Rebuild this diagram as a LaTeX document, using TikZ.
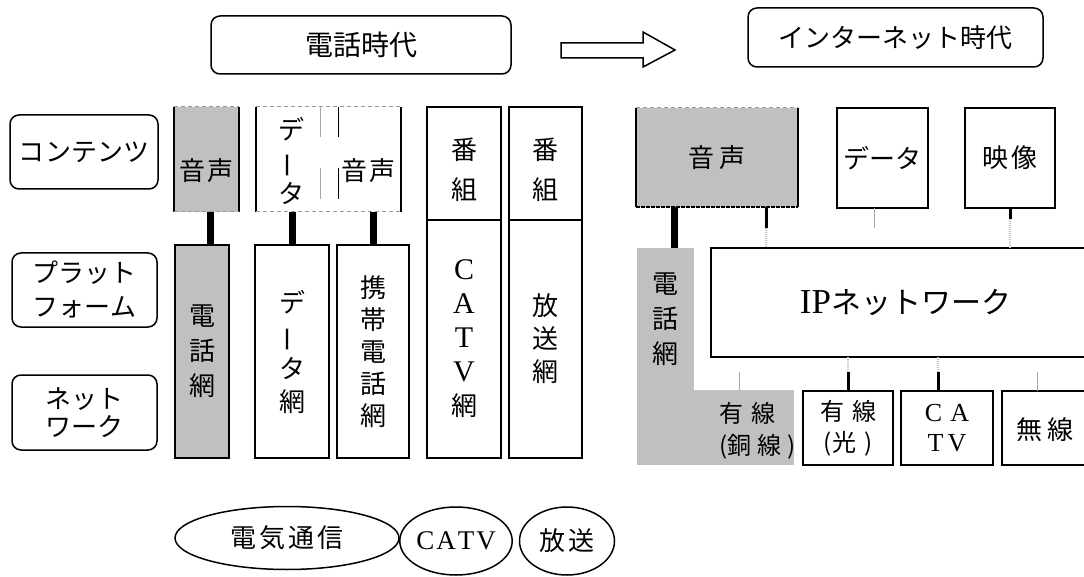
\documentclass[tikz,border=0pt]{standalone}
\usepackage{fontspec}
\setmainfont{Liberation Serif}
\newfontfamily\jp{Noto Sans CJK JP}
\usetikzlibrary{shapes.geometric,calc}
\definecolor{grayfill}{HTML}{C0C0C0}
\newcommand\fs[2]{\fontsize{#1}{#2}\selectfont}
\newcommand\ltn[1]{{\rmfamily\fs{30}{34}#1}}
\newcommand\vbar{\rotatebox[origin=c]{90}{ー}}
% box node by corners: style, name, x1, y1, x2, y2, text
\newcommand\bnode[7]{\node[#1, minimum width={(#5)-(#3)}, minimum height={(#6)-(#4)}] (#2) at ({((#3)+(#5))/2},{((#4)+(#6))/2}) {#7};}
\tikzset{
 every node/.style={inner sep=0pt, outer sep=0pt},
 lbl/.style={draw, line width=1.5pt, rounded corners=9pt, font=\jp\fs{26}{34}, align=center},
 bx/.style={draw, line width=1.5pt, font=\jp\fs{26}{34}, align=center},
 gfill/.style={fill=grayfill, draw=none, font=\jp\fs{26}{35}, align=center},
 plain/.style={draw=none},
 txt/.style={font=\jp\fs{26}{34}, align=center},
 ell/.style={draw, ellipse, line width=1.5pt, font=\jp\fs{26}{30}},
 side/.style={line width=1.5pt},
 dashedge/.style={line width=1pt, draw=black!40, dash pattern=on 4pt off 3pt},
 densedge/.style={line width=1.5pt, dash pattern=on 4pt off 1pt},
 thickconn/.style={line width=7pt},
 thinconn/.style={line width=3pt},
 hairconn/.style={line width=0.8pt, draw=black!35},
 dotconn/.style={line width=2pt, draw=black!25, dash pattern=on 1pt off 1pt},
}
\begin{document}
\begin{tikzpicture}[x=1pt,y=-1pt]
\useasboundingbox (0,0) rectangle (1084,577);
\clip (0,0) rectangle (1084,577);
% ---- titles
\bnode{lbl, font=\jp\fs{28}{34}}{era1}{211}{16}{511}{74}{電話時代}
\draw[line width=1.5pt] (561,43) -- (643,43) -- (643,32) -- (675,50) -- (643,67) -- (643,58) -- (561,58) -- cycle;
\bnode{lbl}{era2}{748}{8}{1043}{67}{インターネット時代}
% ---- row labels
\bnode{lbl}{lc}{10}{115}{158}{189}{コンテンツ}
\bnode{lbl}{lp}{12}{253}{157}{327}{プラット\\フォーム}
\bnode{lbl, font=\jp\fs{26}{28}}{ln}{12}{375}{157}{450}{ネット\\ワーク}
% ---- telephone era: contents
\bnode{gfill}{v1}{174}{107}{239}{212}{}
\draw[side] (v1.north west) -- (v1.south west) (v1.north east) -- (v1.south east);
\draw[dashedge] (v1.north west) -- (v1.north east) (v1.south west) -- (v1.south east);
\node[txt] (v1t) at (206.5,171) {音\hspace{3pt}声};
\bnode{plain}{dv}{256}{107}{401}{212}{}
\draw[side] (dv.north west) -- (dv.south west) (dv.north east) -- (dv.south east);
\draw[dashedge] (dv.north west) -- (dv.north east) (dv.south west) -- (dv.south east);
\draw[hairconn] (320,107) -- (320,137) (320,168) -- (320,199);
\draw[line width=0.8pt] (338,107) -- (338,137) (338,168) -- (338,199);
\node[txt, font=\jp\fs{26}{32}] (dvt) at (291.5,161) {デ\\\vbar\\タ};
\node[txt] (dvv) at (368.5,171) {音\hspace{3pt}声};
% ---- telephone era: networks
\bnode{bx, fill=grayfill, font=\jp\fs{26}{35}}{tn}{175}{245}{229}{458}{電\\話\\網}
\bnode{bx, font=\jp\fs{26}{33}}{dn}{255}{245}{329}{458}{デ\\\vbar\\タ\\網}
\bnode{bx, font=\jp\fs{26}{32}}{mn}{337}{245}{409}{458}{携\\帯\\電\\話\\網}
\draw[thickconn] ([xshift=8pt]tn.north) -- ([xshift=8pt]tn.north |- v1.south);
\draw[thickconn] (dn.north) -- (dn.north |- dv.south);
\draw[thickconn] (mn.north) -- (mn.north |- dv.south);
% ---- broadcast columns
\bnode{bx}{p1}{427}{107}{501}{220}{}
\node[txt, font=\jp\fs{26}{40}] (p1t) at (464,170) {番\\組};
\bnode{bx}{cn}{427}{220}{501}{458}{\ltn{C}\\\ltn{A}\\\ltn{T}\\\ltn{V}\\網}
\bnode{bx}{p2}{509}{107}{582}{220}{}
\node[txt, font=\jp\fs{26}{40}] (p2t) at (545.5,170) {番\\組};
\bnode{bx, font=\jp\fs{26}{33}}{bn}{509}{220}{582}{458}{放\\送\\網}
% ---- internet era
\bnode{gfill}{rv}{636}{108}{798}{207}{音\hspace{5pt}声}
\draw[side] (rv.north west) -- (rv.south west) (rv.north east) -- (rv.south east);
\draw[dashedge] (rv.north west) -- (rv.north east);
\draw[densedge] (rv.south west) -- (rv.south east);
\bnode{bx}{rd}{837}{108}{928}{208}{データ}
\bnode{bx}{vid}{965}{108}{1055}{208}{映\hspace{4pt}像}
\bnode{gfill}{rt}{637}{248}{694}{390}{電\\話\\網}
\bnode{gfill}{cu}{637}{390}{794}{465}{}
\node[txt, font=\jp\fs{24}{32}, align=left] (cut) at (757.5,431) {有\hspace{8pt}線\\(銅\hspace{6pt}線\hspace{6pt})};
\bnode{bx}{ip}{711}{248}{1100}{357}{{\rmfamily\fs{35}{36}IP}{\jp\fs{30}{36}ネットワーク}}
\bnode{bx, font=\jp\fs{24}{31}}{fb}{803}{391}{893}{465}{有\hspace{8pt}線\\(光\hspace{8pt})}
\bnode{bx, font=\rmfamily\fs{26}{30}}{cb}{901}{391}{993}{465}{C\hspace{8pt}A\\T\hspace{4pt}V}
\bnode{bx}{wl}{1002}{391}{1100}{465}{}
\node[txt] (wlt) at (1045,430) {無\hspace{6pt}線};
% ---- internet era connectors
\draw[thickconn] ([xshift=8.5pt]rt.north) -- ([xshift=8.5pt]rt.north |- rv.south);
\coordinate (a) at (766,228);
\draw[thinconn] (rv.south -| a) -- (a);
\draw[dotconn] (a) -- (a |- ip.north);
\coordinate (b) at (874,228);
\draw[hairconn] (rd.south -| b) -- (b);
\coordinate (c) at (1010,219);
\draw[thinconn] (vid.south -| c) -- (c);
\draw[dotconn] (c) -- (c |- ip.north);
\coordinate (d) at (739,372);
\draw[hairconn] (d) -- (d |- cu.north);
\coordinate (e) at (848,372);
\draw[dotconn] (e |- ip.south) -- (e);
\draw[thinconn] (e) -- (e |- fb.north);
\coordinate (f) at (938,372);
\draw[dotconn] (f |- ip.south) -- (f);
\draw[thinconn] (f) -- (f |- cb.north);
\coordinate (g) at (1037,372);
\draw[hairconn] (g) -- (g |- wl.north);
% ---- bottom ellipses
\node[ell, minimum width=224pt, minimum height=63pt] (tc) at (287,538) {電\hspace{3pt}気\hspace{3pt}通\hspace{3pt}信};
\node[ell, minimum width=94pt, minimum height=68pt, font=\rmfamily\fs{27}{30}] (ce) at (456,541) {C\hspace{2pt}A\hspace{2pt}T\hspace{2pt}V};
\node[ell, minimum width=95pt, minimum height=68pt] (be) at (567,541) {放\hspace{4pt}送};
\end{tikzpicture}
\end{document}
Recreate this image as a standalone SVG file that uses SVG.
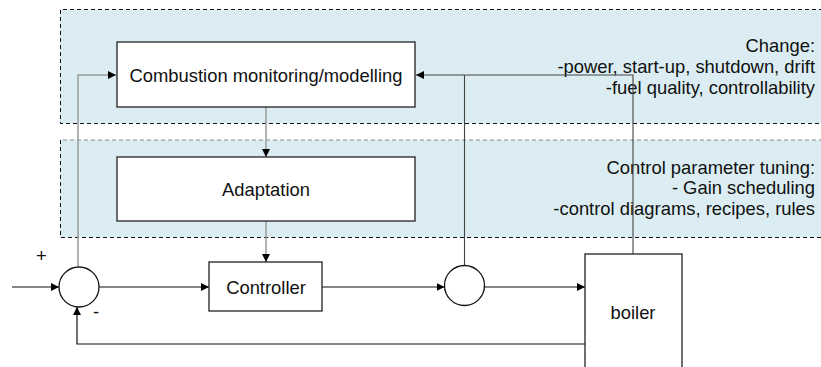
<svg xmlns="http://www.w3.org/2000/svg" width="821" height="367" viewBox="0 0 821 367">
<defs>
<marker id="ah" viewBox="0 0 10 10" refX="10" refY="5" markerWidth="8" markerHeight="8" markerUnits="userSpaceOnUse" orient="auto">
<path d="M0,0 L10,5 L0,10 z" fill="#000"/>
</marker>
<style>
text{font-family:"Liberation Sans",Arial,sans-serif;font-size:18.4px;fill:#111}
.box{fill:#fff;stroke:#222;stroke-width:1.3}
.panel{fill:#dbedf2;stroke:none}
.dash{stroke:#111;stroke-width:1;stroke-dasharray:4,3;fill:none}
.dashg{stroke:#888;stroke-width:1;stroke-dasharray:4,3;fill:none}
.ln{fill:none;stroke:#111;stroke-width:1.2}
.gl{fill:none;stroke:#9a9a9a;stroke-width:1.5}
.dl{fill:none;stroke:#444;stroke-width:1.1}
.r{text-anchor:end}
.m{text-anchor:middle}
</style>
</defs>
<rect width="821" height="367" fill="#fff"/>
<g id="panel-change">
<rect class="panel" x="60" y="9.5" width="770" height="114"/>
<path class="dash" d="M830,9.5 H60.5 V123.5 H830"/>
<text class="r" x="815" y="52">Change:</text>
<text class="r" x="815" y="73">-power, start-up, shutdown, drift</text>
<text class="r" x="815" y="94">-fuel quality, controllability</text>
</g>
<g id="panel-tuning">
<rect class="panel" x="60" y="140" width="770" height="97.5"/>
<path class="dashg" d="M830,140 H60.5"/>
<path class="dash" d="M60.5,140 V237.5 H830"/>
<text class="r" x="815" y="173.5">Control parameter tuning:</text>
<text class="r" x="815" y="194">- Gain scheduling</text>
<text class="r" x="815" y="214.5">-control diagrams, recipes, rules</text>
</g>
<g id="connectors">
<path class="gl" d="M78,266 V75 H116" marker-end="url(#ah)"/>
<path class="gl" d="M266,107 V157" marker-end="url(#ah)"/>
<path class="gl" d="M266,221 V262" marker-end="url(#ah)"/>
<path class="ln" d="M12,287 H59" marker-end="url(#ah)"/>
<path class="ln" d="M99,287 H209" marker-end="url(#ah)"/>
<path class="ln" d="M322,287 H444.5" marker-end="url(#ah)"/>
<path class="ln" d="M484.5,287 H585" marker-end="url(#ah)"/>
<path class="ln" d="M585,344 H77 V307" marker-end="url(#ah)"/>
<path class="dl" d="M464.5,265.5 V75"/>
<path class="dl" d="M633,254 V75 H416" marker-end="url(#ah)"/>
</g>
<g id="combustion">
<rect class="box" x="117" y="42" width="298" height="65"/>
<text class="m" x="266" y="82">Combustion monitoring/modelling</text>
</g>
<g id="adaptation">
<rect class="box" x="117" y="157" width="298" height="64"/>
<text class="m" x="266" y="196">Adaptation</text>
</g>
<g id="sum1">
<circle cx="79" cy="287" r="20" fill="#fff" stroke="#111" stroke-width="1.3"/>
<text x="36" y="262">+</text>
<text x="93" y="318">-</text>
</g>
<g id="controller">
<rect class="box" x="209" y="262" width="113" height="49"/>
<text class="m" x="266" y="293.5">Controller</text>
</g>
<g id="sum2">
<circle cx="464.5" cy="285.5" r="20" fill="#fff" stroke="#111" stroke-width="1.3"/>
</g>
<g id="boiler">
<rect class="box" x="585" y="254" width="97" height="130"/>
<text class="m" x="633" y="318.5">boiler</text>
</g>
</svg>
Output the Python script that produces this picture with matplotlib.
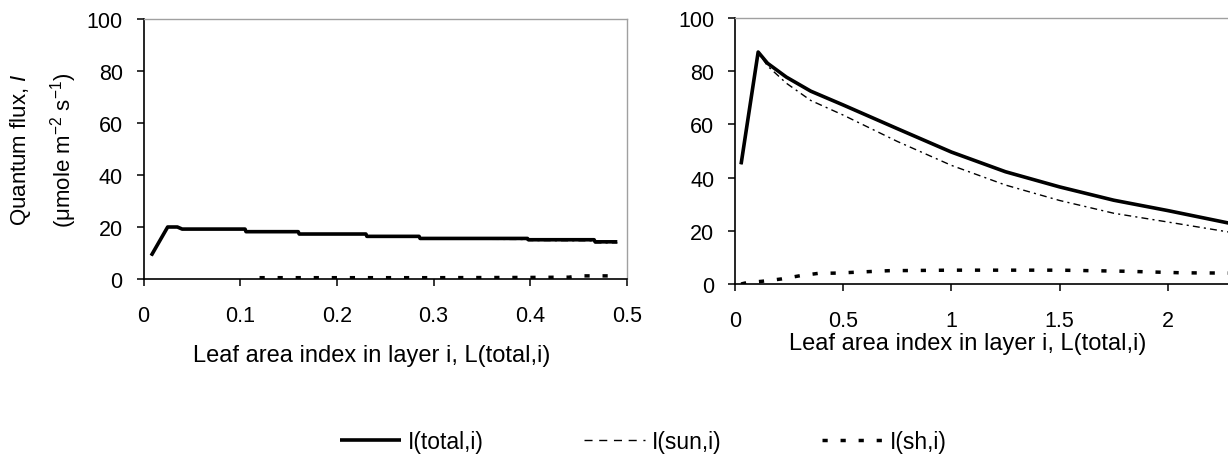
import matplotlib
matplotlib.use("Agg")
import matplotlib.pyplot as plt
from matplotlib.lines import Line2D

plt.rcParams['font.family'] = ['Liberation Sans', 'DejaVu Sans']
plt.rcParams['mathtext.fontset'] = 'custom'
plt.rcParams['mathtext.rm'] = 'Liberation Sans'
plt.rcParams['mathtext.it'] = 'Liberation Sans:italic'

# left panel: shallow layers (L up to 0.5)
lx_total = [0.008, 0.025, 0.035, 0.04, 0.105, 0.106, 0.16, 0.161, 0.23, 0.231,
            0.285, 0.286, 0.397, 0.398, 0.466, 0.467, 0.49]
ly_total = [9, 20, 20, 19.2, 19.2, 18.2, 18.2, 17.3, 17.3, 16.4,
            16.4, 15.6, 15.6, 15.1, 15.1, 14.3, 14.3]
lx_sun = [0.008, 0.025, 0.035, 0.04, 0.105, 0.106, 0.16, 0.161, 0.23, 0.231,
          0.285, 0.286, 0.397, 0.398, 0.466, 0.467, 0.49]
ly_sun = [9, 20, 20, 19.2, 19.2, 18.2, 18.2, 17.2, 17.2, 16.3,
          16.3, 15.4, 15.2, 14.8, 14.7, 13.9, 13.9]
lx_sh = [0.12, 0.2, 0.3, 0.4, 0.44, 0.45, 0.49]
ly_sh = [0.5, 0.5, 0.5, 0.6, 0.7, 1.2, 1.2]

# right panel: whole canopy
rx_total = [0.028, 0.107, 0.15, 0.237, 0.35, 0.5, 0.75, 1.0, 1.25, 1.5, 1.75, 2.0, 2.3]
ry_total = [45, 87.2, 83, 77.8, 72.5, 67.3, 58.4, 49.6, 42.2, 36.5, 31.5, 27.6, 22.6]
rx_sun = [0.028, 0.107, 0.15, 0.237, 0.35, 0.5, 0.75, 1.0, 1.25, 1.5, 1.75, 2.0, 2.3]
ry_sun = [45, 87.2, 82, 75.5, 69, 63.5, 53.6, 44.6, 37.2, 31.4, 26.6, 23.3, 19.3]
rx_sh = [0.028, 0.054, 0.123, 0.215, 0.3, 0.385, 0.47, 0.55, 0.71, 1.0, 1.5, 1.8, 2.07, 2.3]
ry_sh = [0.0, 0.5, 1.0, 1.9, 3.1, 4.0, 4.1, 4.4, 5.0, 5.2, 5.2, 4.8, 4.2, 4.1]

legend_labels = ['I(total,i)', 'I(sun,i)', 'I(sh,i)']
xlabel = 'Leaf area index in layer i, L(total,i)'

W, H = 1228, 456
fig = plt.figure(figsize=(W / 100, H / 100), dpi=100)

ax1 = fig.add_axes([143.5 / W, (H - 280) / H, (627 - 143.5) / W, 260 / H])
ax2 = fig.add_axes([735 / W, (H - 285) / H, 541 / W, 266 / H])

total_kw = dict(color='black', lw=2.6, solid_capstyle='butt')
sun_kw = dict(color='black', lw=1.0, linestyle=(0, (5, 3, 1.5, 3)))
sh_kw = dict(color='black', lw=2.5, linestyle=(0, (1.5, 3.7)))

ax1.plot(lx_sh, ly_sh, **sh_kw)
ax1.plot(lx_sun, ly_sun, **sun_kw)
ax1.plot(lx_total, ly_total, **total_kw)

ax2.plot(rx_sh, ry_sh, **sh_kw)
ax2.plot(rx_sun, ry_sun, **sun_kw)
ax2.plot(rx_total, ry_total, **total_kw)

ax1.set_xlim(0, 0.5)
ax1.set_xticks([0, 0.1, 0.2, 0.3, 0.4, 0.5])
ax1.set_xticklabels(['0', '0.1', '0.2', '0.3', '0.4', '0.5'])
ax2.set_xlim(0, 2.5)
ax2.set_xticks([0, 0.5, 1, 1.5, 2])
ax2.set_xticklabels(['0', '0.5', '1', '1.5', '2'])

for ax in (ax1, ax2):
    ax.set_ylim(0, 100)
    ax.set_yticks([0, 20, 40, 60, 80, 100])
    ax.tick_params(direction='out', length=5, width=1.1, labelsize=15.5, colors='black')
    ax.tick_params(axis='y', pad=10)
    ax.tick_params(axis='x', pad=14)
    for s in ('left', 'bottom'):
        ax.spines[s].set_color('black')
        ax.spines[s].set_linewidth(1.2)
    for s in ('top', 'right'):
        ax.spines[s].set_color('#a0a0a0')
        ax.spines[s].set_linewidth(1.0)
    ax.set_xlabel(xlabel, fontsize=17, va='top')

ax1.xaxis.set_label_coords((372 - 143.5) / 483.5, (280 - 345) / 260)
ax2.xaxis.set_label_coords((968 - 735) / 541, (285 - 333) / 266)

fig.text(21 / W, (H - 150) / H, 'Quantum flux, $\\mathit{I}$', rotation=90,
         ha='center', va='center', fontsize=16)
fig.text(64 / W, (H - 150) / H, '(\u03bcmole m$^{-2}$ s$^{-1}$)', rotation=90,
         ha='center', va='center', fontsize=16)

handles = [Line2D([], [], **total_kw),
           Line2D([], [], color='black', lw=1.0, linestyle=(0, (5.8, 4.8))),
           Line2D([], [], **sh_kw)]
fig.legend(handles, legend_labels, loc='center', bbox_to_anchor=(643.5 / W, 13 / H),
           ncol=3, frameon=False, fontsize=16.5, handlelength=2.67,
           handletextpad=0.3, columnspacing=4.37, borderpad=0, borderaxespad=0)

fig.savefig('out.png', dpi=100)
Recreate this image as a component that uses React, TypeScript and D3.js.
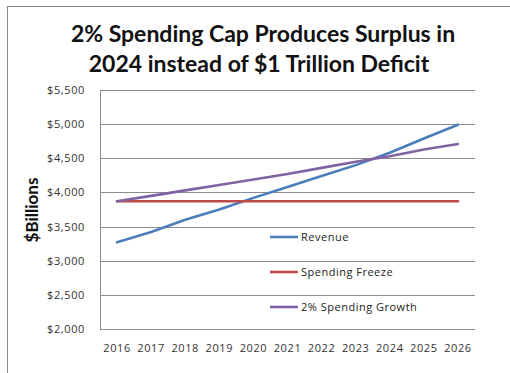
import React from "react";
import * as d3 from "d3";

const years = ["2016","2017","2018","2019","2020","2021","2022","2023","2024","2025","2026"];
const revenue = [3270, 3420, 3600, 3750, 3920, 4080, 4240, 4400, 4580, 4790, 4990];
const spendingFreeze = [3870, 3870, 3870, 3870, 3870, 3870, 3870, 3870, 3870, 3870, 3870];
const spendingGrowth = [3870, 3950, 4030, 4110, 4190, 4270, 4360, 4450, 4530, 4630, 4710];
const yTicks = [2000, 2500, 3000, 3500, 4000, 4500, 5000, 5500];
const seriesNames = ["Revenue", "Spending Freeze", "2% Spending Growth"];
const seriesColors = ["#4a7ebb", "#be4b48", "#7f63a2"];

export default function App() {
  const W = 510, H = 373;
  const left = 100, right = 475, top = 90, bottom = 329;
  const x = d3.scaleBand<string>().domain(years).range([left, right]);
  const y = d3.scaleLinear().domain([2000, 5500]).range([bottom, top]);
  const line = d3.line<number>()
    .x((_, i) => (x(years[i]) as number) + x.bandwidth() / 2)
    .y((d) => y(d));
  const series = [revenue, spendingFreeze, spendingGrowth];
  const fmt = (v: number) => "$" + d3.format(",")(v);
  const font = "'Open Sans', Lato, sans-serif";
  const tfont = "Lato, 'Open Sans', sans-serif";
  const legendRows = [237, 272, 307];

  return (
    <svg width={W} height={H} style={{ position: "absolute", left: 0, top: 0, background: "#fff" }}>
      <rect x={0} y={0} width={W} height={H} fill="#fff" />
      <line x1={7.5} y1={6} x2={7.5} y2={H} stroke="#8a8a8a" strokeWidth={1} />
      <line x1={7} y1={6.5} x2={W} y2={6.5} stroke="#8a8a8a" strokeWidth={1} />
      <text x={263} y={42} textAnchor="middle" fontFamily={tfont} fontWeight="bold" fontSize={23} fill="#111">
        2% Spending Cap Produces Surplus in
      </text>
      <text x={259} y={72} textAnchor="middle" fontFamily={tfont} fontWeight="bold" fontSize={23} fill="#111">
        2024 instead of $1 Trillion Deficit
      </text>
      {yTicks.map((t) => (
        <g key={t}>
          <line x1={left} x2={right} y1={Math.round(y(t)) + 0.5} y2={Math.round(y(t)) + 0.5} stroke="#8c8c8c" strokeWidth={1} />
          <text x={85} y={y(t) + 4} textAnchor="end" fontFamily={font} fontSize={11} letterSpacing={0.6} fill="#333">
            {fmt(t)}
          </text>
        </g>
      ))}
      <line x1={left + 0.5} x2={left + 0.5} y1={top} y2={bottom} stroke="#8c8c8c" strokeWidth={1} />
      {years.map((yr) => (
        <text key={yr} x={(x(yr) as number) + x.bandwidth() / 2} y={352} textAnchor="middle" fontFamily={font} fontSize={11} letterSpacing={0.6} fill="#333">
          {yr}
        </text>
      ))}
      <text transform="translate(38,210) rotate(-90)" textAnchor="middle" fontFamily={tfont} fontWeight="bold" fontSize={17} fill="#111">
        $Billions
      </text>
      {series.map((s, i) => (
        <path key={i} d={line(s) || ""} fill="none" stroke={seriesColors[i]} strokeWidth={2.6} strokeLinecap="round" />
      ))}
      {seriesNames.map((n, i) => (
        <g key={n}>
          <line x1={270} x2={298} y1={legendRows[i]} y2={legendRows[i]} stroke={seriesColors[i]} strokeWidth={2.6} />
          <text x={301} y={legendRows[i] + 4} fontFamily={font} fontSize={11} letterSpacing={0.5} fill="#222">
            {n}
          </text>
        </g>
      ))}
    </svg>
  );
}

=-=-=

Task directions –
What is the number of lines in these records that contain "uses"? Reply with the number only.

Result of this task –
2